All the questions made my head spin (and made me want a shot of something stiff for my Diet Coke). I left the place realizing one thing: I need to get my smart on. You heard me. I don't have enough answers for my kid. Well, let's be honest, I am simply not smart enough to keep up with kids these days.

My girl is set to start first grade here in a few weeks. I've told her about wearing a uniform, getting to bed early, getting up early, and homework. I've talked about homework a lot. I mean, I've whipped that horse (It's dead.) and school hasn't even begun. I realized today, at the flight museum, that I don't talk of homework all the time to prepare her. I am doing it because I am scared sick. Folks, I fear that my daughter's homework, for first grade, will be an absolute kick in the britches for this college grad.

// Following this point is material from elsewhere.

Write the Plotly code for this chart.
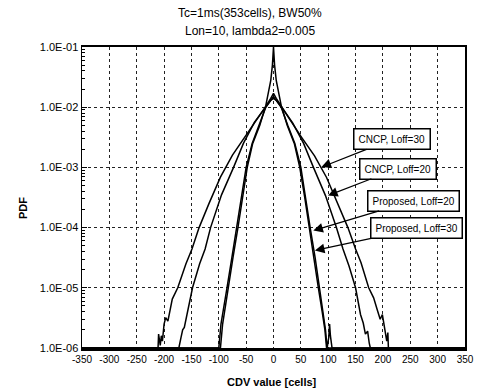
import plotly.graph_objects as go

# ---- data ----
cncp30_x = [-350, -211, -210, -207, -205, -203, -200, -197, -193, -190, -185, -175, -160, -149, -136, -118, -97, -75, -52, -30, -15, -5, 0,
            5, 15, 30, 52, 75, 97, 118, 136, 150, 160, 174, 183, 190, 195, 199, 203, 207, 209, 210, 350]
cncp30_y = [1e-6, 1e-6, 1.7e-6, 1.1e-6, 1.6e-6, 1.3e-6, 2.5e-6, 3.2e-6, 2.8e-6, 4.0e-6, 6.5e-6, 1.0e-5, 2.5e-5, 4.4e-5, 1.0e-4, 2.5e-4, 6.9e-4, 1.6e-3, 3.2e-3, 6.3e-3, 1.0e-2, 1.4e-2, 1.7e-2,
            1.4e-2, 1.0e-2, 6.2e-3, 3.1e-3, 1.55e-3, 6.8e-4, 2.4e-4, 1.0e-4, 4.4e-5, 2.6e-5, 1.0e-5, 6.8e-6, 4.2e-6, 3.0e-6, 3.6e-6, 2.0e-6, 1.3e-6, 1.8e-6, 1.0e-6, 1e-6]

cncp20_x = [-350, -173, -169, -166, -163, -160, -157, -148, -135, -125, -115, -95, -73, -55, -35, -15, -5, 0,
            5, 15, 35, 55, 73, 95, 115, 127, 138, 150, 159, 164, 168, 172, 175, 177, 350]
cncp20_y = [1e-6, 1e-6, 1.5e-6, 2.0e-6, 2.2e-6, 3.0e-6, 4.2e-6, 1.0e-5, 2.5e-5, 4.4e-5, 1.0e-4, 3.5e-4, 1.0e-3, 2.5e-3, 5.6e-3, 1.0e-2, 1.3e-2, 1.5e-2,
            1.3e-2, 1.0e-2, 5.5e-3, 2.5e-3, 1.0e-3, 3.4e-4, 1.0e-4, 4.4e-5, 2.3e-5, 1.0e-5, 3.6e-6, 2.6e-6, 1.7e-6, 1.9e-6, 1.2e-6, 1.0e-6, 1e-6]

prop30_x = [-350, -97, -93, -88, -82, -74, -65, -57, -48, -38, -25, -14, -5, -2, 0,
            2, 5, 14, 25, 38, 48, 57, 65, 74, 82, 89, 94, 97, 350]
prop30_y = [1e-6, 1e-6, 2.5e-6, 5e-6, 1e-5, 3.2e-5, 1e-4, 3.2e-4, 1e-3, 2.5e-3, 5e-3, 1.07e-2, 2.8e-2, 5e-2, 1.0e-1,
            5e-2, 2.8e-2, 1.07e-2, 5e-3, 2.5e-3, 1e-3, 3.2e-4, 1e-4, 3.2e-5, 1e-5, 4e-6, 2e-6, 1e-6, 1e-6]

prop20_x = [-350, -100, -96, -90, -85, -76, -67, -58, -50, -39, -26, -14, -5, 0,
            5, 14, 26, 39, 50, 58, 67, 76, 84, 91, 95, 98, 101, 102.5, 104, 107, 350]
prop20_y = [1e-6, 1e-6, 2.5e-6, 5e-6, 1e-5, 3.2e-5, 1e-4, 3.2e-4, 1e-3, 2.5e-3, 5e-3, 1.0e-2, 1.3e-2, 1.4e-2,
            1.3e-2, 1.0e-2, 5e-3, 2.5e-3, 1e-3, 3.2e-4, 1e-4, 3.2e-5, 1e-5, 4e-6, 2e-6, 1e-6, 1.5e-6, 2.5e-6, 1.6e-6, 1e-6, 1e-6]

series_names = ["CNCP, Loff=30", "CNCP, Loff=20", "Proposed, Loff=20", "Proposed, Loff=30"]
x_ticks = list(range(-350, 351, 50))
y_tickvals = [1e-6, 1e-5, 1e-4, 1e-3, 1e-2, 1e-1]
y_ticktext = ["1.0E-06", "1.0E-05", "1.0E-04", "1.0E-03", "1.0E-02", "1.0E-01"]
title_lines = ["Tc=1ms(353cells), BW50%", "Lon=10, lambda2=0.005"]
x_title = "CDV value [cells]"
y_title = "PDF"

FONT = "Liberation Sans, Arial, sans-serif"

fig = go.Figure()
for xs, ys, nm in [(cncp30_x, cncp30_y, series_names[0]), (cncp20_x, cncp20_y, series_names[1]),
                   (prop20_x, prop20_y, series_names[2]), (prop30_x, prop30_y, series_names[3])]:
    fig.add_trace(go.Scatter(x=xs, y=ys, mode="lines", name=nm,
                             line=dict(color="black", width=1.5), showlegend=False))

minor_vals = [m * 10 ** e for e in range(-6, -1) for m in range(2, 10)]

fig.update_layout(
    width=486, height=389,
    margin=dict(l=82, r=14, t=47, b=41),
    paper_bgcolor="white", plot_bgcolor="white",
    font=dict(family=FONT, color="black", size=10),
    hovermode=False,
    xaxis=dict(range=[-350, 350], tickmode="array", tickvals=x_ticks,
               ticktext=[str(v) for v in x_ticks],
               showgrid=True, gridcolor="#222", griddash="dot", gridwidth=1,
               zeroline=False, showline=True, linecolor="black", linewidth=2.5,
               mirror=True, ticks="", tickfont=dict(size=10)),
    yaxis=dict(type="log", range=[-6, -1], tickmode="array", tickvals=y_tickvals,
               ticktext=y_ticktext,
               showgrid=True, gridcolor="#222", griddash="dot", gridwidth=1,
               zeroline=False, showline=True, linecolor="black", linewidth=1.5,
               mirror=True, ticks="inside", ticklen=5, tickcolor="black",
               tickfont=dict(size=11),
               minor=dict(tickmode="array", tickvals=minor_vals, ticks="inside",
                          ticklen=3, tickcolor="black", showgrid=False)),
)

# titles
fig.add_annotation(text=title_lines[0], xref="paper", yref="paper", x=0.4385, y=1.113,
                   showarrow=False, font=dict(size=12), xanchor="center", yanchor="middle")
fig.add_annotation(text=title_lines[1], xref="paper", yref="paper", x=0.4385, y=1.053,
                   showarrow=False, font=dict(size=12), xanchor="center", yanchor="middle")
fig.add_annotation(text="<b>" + x_title + "</b>", xref="paper", yref="paper", x=0.495, y=-0.113,
                   showarrow=False, font=dict(size=11), xanchor="center", yanchor="middle")
fig.add_annotation(text="<b>" + y_title + "</b>", xref="paper", yref="paper", x=-0.154, y=0.465,
                   showarrow=False, font=dict(size=11), textangle=-90, xanchor="center", yanchor="middle")

# labelled arrows (tip in data coords, tail offset in pixels)
arrows = [
    (series_names[0], 87.7, -2.995, 71, -28),
    (series_names[1], 99.6, -3.467, 70, -27),
    (series_names[2], 72.8, -4.05, 100, -30),
    (series_names[3], 75.7, -4.38, 102, -22),
]
for txt, tx, ty, ax, ay in arrows:
    fig.add_annotation(text=txt, x=tx, y=ty, xref="x", yref="y", ax=ax, ay=ay,
                       showarrow=True, arrowhead=2, arrowsize=1.6, arrowwidth=1.2,
                       arrowcolor="black", bgcolor="white", bordercolor="black",
                       borderwidth=1.5, borderpad=4, font=dict(size=10))

fig.write_html("out.html", config={"displayModeBar": False, "staticPlot": True},
               post_script="document.body.style.margin='0px';document.body.style.overflow='hidden';")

There are often times that I feel absolutely flummoxed by a kid, and not just mine. I'm talking any old, run-of-the-mill youngster. A friend's son once asked for help with his homework. "Sure," I said, with a spring in my step. It turned out to be long division and this old gal couldn't remember all the steps. Do you carry a one or add a zero or what? Think of some questions you could face. Or, better yet, let me give you a few.
Why is the sky blue?
Is a turtle a reptile or an amphibian?
Who was the 14th president?
How much does Earth weigh?
How many pairs of wings does a housefly have?
How many countries are in Asia? (This was a recent one thrown at me during the Olympics opening ceremonies.)

If you could easily answer each of these questions without even a thought, well then stop reading this because you are way too intelligent for this pup. But, if you stumbled or couldn't come up with an answer, then here's what I've come up with. I am no longer going to fear homework. Instead, I am working on my master plan: The Diversion (not to be confused with division).

When my kid, or any other off the street for that matter, throws a hardball question at me, I am going to change the subject. Fast. I'll make them forget they even asked. Here's the scene:
Kid: "Jen, why can I see the moon even though it's the middle of the day?"
Jen (uh, me): "Oh, my goodness, is that a dog with pink hair? Wait, I see Justin Beiber at that gas station. Oh, want a lollipop?"

The rules:
1. Always have candy on hand.
2. Always have a go-to distraction (it doesn't at all matter if is in no way real).
3. And, if all else fails, run. You heard me, run from the children. Seriously, run as if a rabid dog was at your heels. And when they ask why you ran, because they will most certainly ask, hand them a candy bar. It works every time.
1 comment:
This phenomenon amazed me, as well. I tutored 4th grade math and had my tail handed to me. For shame! Now it makes SO much more sense why my own mother (and my teachers, come to think of it) always responded to questions with, "Look it up! You'll remember it longer that way." Sneaky, sneaky.